Data shown =>

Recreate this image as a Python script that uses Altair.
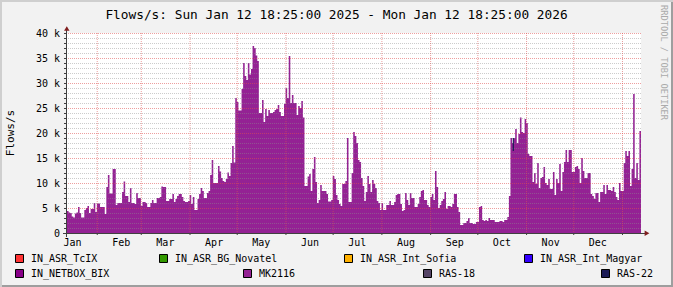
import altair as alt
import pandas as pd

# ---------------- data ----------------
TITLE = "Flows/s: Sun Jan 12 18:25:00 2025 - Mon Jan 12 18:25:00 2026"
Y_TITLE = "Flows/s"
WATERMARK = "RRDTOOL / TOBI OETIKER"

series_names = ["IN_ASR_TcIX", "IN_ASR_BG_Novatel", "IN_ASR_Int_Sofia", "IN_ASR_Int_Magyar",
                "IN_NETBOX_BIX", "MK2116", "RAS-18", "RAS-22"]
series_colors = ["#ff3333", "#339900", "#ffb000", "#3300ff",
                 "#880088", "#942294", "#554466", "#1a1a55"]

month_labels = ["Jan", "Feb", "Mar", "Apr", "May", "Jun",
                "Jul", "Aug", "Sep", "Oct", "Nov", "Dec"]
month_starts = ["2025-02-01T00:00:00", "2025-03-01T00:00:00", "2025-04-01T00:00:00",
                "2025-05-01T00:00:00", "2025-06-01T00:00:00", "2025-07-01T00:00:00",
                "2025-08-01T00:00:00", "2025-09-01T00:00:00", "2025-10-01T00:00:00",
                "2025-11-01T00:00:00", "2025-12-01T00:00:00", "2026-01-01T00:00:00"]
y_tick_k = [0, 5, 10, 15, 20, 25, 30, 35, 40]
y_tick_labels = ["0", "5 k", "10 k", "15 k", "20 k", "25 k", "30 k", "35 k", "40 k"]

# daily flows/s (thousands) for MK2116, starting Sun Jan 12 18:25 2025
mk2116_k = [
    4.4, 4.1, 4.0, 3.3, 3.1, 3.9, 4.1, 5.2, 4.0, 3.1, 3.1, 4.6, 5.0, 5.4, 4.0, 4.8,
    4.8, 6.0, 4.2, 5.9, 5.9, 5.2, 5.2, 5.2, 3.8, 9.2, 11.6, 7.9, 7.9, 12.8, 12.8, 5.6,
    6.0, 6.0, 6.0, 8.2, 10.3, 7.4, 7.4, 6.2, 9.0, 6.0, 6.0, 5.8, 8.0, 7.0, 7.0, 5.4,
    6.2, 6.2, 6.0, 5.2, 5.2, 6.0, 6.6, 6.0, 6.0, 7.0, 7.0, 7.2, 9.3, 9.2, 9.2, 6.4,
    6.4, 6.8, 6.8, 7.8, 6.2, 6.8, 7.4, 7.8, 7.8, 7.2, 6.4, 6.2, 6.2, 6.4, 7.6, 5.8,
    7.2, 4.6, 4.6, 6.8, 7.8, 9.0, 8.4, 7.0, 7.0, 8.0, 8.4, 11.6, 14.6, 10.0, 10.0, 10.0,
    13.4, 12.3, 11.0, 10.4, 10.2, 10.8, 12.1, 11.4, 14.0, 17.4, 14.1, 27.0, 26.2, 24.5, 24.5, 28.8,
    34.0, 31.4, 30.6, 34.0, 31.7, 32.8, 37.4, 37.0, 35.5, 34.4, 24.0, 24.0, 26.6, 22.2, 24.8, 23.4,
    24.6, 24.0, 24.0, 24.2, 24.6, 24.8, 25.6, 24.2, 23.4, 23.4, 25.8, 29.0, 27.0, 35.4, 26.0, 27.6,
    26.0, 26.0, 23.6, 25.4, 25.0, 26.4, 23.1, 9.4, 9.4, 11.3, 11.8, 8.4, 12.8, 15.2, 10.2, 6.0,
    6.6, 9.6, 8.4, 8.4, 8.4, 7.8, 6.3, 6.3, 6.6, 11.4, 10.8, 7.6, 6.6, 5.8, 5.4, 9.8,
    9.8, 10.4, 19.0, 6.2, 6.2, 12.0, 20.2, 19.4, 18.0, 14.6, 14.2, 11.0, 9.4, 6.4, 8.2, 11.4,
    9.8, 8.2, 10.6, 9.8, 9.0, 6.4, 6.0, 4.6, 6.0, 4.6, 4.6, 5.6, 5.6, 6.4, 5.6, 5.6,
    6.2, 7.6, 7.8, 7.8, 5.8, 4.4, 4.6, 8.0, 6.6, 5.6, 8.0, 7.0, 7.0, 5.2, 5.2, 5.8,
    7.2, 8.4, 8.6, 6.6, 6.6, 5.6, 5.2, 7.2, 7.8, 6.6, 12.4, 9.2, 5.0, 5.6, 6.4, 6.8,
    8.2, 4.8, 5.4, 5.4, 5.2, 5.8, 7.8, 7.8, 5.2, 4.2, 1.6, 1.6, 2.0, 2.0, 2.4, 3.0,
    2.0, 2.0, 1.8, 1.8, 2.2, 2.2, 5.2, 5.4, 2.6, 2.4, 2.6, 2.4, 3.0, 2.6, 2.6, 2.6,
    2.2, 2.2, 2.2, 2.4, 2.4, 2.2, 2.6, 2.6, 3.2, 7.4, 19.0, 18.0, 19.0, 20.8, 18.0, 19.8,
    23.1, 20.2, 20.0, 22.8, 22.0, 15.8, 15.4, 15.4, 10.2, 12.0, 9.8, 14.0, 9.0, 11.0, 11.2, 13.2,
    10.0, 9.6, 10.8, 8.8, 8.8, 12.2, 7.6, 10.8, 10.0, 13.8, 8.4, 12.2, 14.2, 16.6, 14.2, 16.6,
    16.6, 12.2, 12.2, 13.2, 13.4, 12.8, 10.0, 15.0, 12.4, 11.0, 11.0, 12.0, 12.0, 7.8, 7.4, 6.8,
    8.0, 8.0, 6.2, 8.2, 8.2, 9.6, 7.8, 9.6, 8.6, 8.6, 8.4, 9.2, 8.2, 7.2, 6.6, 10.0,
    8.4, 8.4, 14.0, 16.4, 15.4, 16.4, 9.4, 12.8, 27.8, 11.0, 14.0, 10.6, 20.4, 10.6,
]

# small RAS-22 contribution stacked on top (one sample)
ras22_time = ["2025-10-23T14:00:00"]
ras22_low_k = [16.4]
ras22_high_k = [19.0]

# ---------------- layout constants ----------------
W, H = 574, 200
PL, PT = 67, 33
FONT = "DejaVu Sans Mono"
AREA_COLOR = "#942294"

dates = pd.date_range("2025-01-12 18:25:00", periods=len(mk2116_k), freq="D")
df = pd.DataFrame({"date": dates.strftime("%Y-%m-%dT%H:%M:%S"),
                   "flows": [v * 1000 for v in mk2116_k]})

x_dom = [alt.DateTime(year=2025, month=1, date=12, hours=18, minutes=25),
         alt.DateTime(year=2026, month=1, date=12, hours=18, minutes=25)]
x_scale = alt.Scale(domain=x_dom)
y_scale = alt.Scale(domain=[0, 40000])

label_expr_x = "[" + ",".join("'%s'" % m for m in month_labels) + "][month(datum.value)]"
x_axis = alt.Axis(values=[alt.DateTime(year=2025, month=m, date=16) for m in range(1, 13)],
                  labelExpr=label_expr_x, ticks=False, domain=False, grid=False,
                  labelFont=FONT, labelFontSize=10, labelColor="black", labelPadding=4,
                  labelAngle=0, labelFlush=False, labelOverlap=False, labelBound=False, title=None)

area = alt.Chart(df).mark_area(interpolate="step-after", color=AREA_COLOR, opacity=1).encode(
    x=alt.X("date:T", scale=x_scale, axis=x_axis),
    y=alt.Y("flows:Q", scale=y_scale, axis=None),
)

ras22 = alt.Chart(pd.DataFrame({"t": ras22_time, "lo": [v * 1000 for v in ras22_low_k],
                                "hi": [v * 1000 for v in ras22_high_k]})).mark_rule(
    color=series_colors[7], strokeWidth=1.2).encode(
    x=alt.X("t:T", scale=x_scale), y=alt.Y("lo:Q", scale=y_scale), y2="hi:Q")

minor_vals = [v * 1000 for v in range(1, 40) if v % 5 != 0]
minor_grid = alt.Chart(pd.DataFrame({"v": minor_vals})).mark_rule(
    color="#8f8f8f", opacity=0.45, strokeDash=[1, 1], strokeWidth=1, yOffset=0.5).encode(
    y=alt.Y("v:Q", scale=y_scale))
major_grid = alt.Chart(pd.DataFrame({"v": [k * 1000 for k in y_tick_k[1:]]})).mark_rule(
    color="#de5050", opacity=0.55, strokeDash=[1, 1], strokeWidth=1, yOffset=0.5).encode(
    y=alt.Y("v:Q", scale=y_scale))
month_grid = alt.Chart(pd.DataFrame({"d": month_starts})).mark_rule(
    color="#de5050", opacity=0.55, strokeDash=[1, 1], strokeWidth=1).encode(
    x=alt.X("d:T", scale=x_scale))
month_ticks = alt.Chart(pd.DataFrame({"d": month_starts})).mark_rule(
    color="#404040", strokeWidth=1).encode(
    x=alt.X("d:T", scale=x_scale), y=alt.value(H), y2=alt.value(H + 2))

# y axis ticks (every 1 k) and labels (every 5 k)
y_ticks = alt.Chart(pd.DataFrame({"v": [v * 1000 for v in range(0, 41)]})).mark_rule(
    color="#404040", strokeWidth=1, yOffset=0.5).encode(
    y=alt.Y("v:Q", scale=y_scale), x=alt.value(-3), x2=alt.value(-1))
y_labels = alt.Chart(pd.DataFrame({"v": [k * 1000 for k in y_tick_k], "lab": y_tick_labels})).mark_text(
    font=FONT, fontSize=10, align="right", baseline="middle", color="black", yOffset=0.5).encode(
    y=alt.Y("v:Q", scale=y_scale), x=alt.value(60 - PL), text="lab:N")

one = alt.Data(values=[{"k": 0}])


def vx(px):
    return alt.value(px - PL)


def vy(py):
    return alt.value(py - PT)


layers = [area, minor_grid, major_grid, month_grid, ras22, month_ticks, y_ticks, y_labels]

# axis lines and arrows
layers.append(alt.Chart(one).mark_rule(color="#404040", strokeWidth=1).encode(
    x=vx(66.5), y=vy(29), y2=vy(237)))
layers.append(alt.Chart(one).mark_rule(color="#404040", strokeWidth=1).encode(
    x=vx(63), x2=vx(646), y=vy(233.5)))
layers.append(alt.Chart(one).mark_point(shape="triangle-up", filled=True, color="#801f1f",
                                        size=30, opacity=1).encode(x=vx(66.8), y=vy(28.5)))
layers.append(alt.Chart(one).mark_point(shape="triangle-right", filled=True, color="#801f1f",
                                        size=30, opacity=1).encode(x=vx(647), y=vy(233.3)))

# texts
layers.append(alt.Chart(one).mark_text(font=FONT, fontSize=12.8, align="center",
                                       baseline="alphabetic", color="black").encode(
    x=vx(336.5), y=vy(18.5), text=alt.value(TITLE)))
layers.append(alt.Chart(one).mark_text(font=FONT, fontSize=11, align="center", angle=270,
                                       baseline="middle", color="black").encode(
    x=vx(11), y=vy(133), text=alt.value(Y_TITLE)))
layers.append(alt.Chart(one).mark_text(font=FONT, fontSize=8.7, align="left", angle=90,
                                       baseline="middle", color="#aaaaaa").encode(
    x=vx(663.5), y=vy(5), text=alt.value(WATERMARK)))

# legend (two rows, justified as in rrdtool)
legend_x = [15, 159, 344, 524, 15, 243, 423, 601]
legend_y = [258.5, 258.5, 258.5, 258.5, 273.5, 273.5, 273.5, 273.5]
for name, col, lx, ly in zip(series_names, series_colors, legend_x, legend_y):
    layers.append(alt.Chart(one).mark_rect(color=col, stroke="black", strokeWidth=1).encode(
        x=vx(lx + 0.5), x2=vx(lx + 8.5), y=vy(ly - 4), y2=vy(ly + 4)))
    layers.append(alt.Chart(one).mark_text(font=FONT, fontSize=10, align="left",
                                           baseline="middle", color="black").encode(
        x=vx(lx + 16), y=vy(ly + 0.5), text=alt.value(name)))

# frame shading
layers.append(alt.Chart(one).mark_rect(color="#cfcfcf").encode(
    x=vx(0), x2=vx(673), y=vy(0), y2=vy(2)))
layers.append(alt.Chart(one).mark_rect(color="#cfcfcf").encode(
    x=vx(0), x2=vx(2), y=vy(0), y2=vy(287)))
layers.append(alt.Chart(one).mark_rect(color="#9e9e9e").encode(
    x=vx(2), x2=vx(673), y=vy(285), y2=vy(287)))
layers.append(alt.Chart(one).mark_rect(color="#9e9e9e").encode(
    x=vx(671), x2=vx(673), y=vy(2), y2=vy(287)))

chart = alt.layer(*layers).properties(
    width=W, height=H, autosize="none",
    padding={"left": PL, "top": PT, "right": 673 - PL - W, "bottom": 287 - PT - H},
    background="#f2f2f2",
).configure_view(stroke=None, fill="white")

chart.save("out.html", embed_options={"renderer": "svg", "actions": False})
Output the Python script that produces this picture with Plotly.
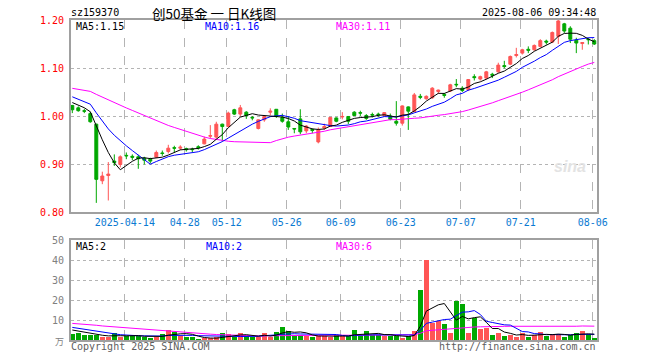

Task =>
Looking at the data above, how many lines hold the word "that"? Respond with the number alone.

Finished exercise =>
2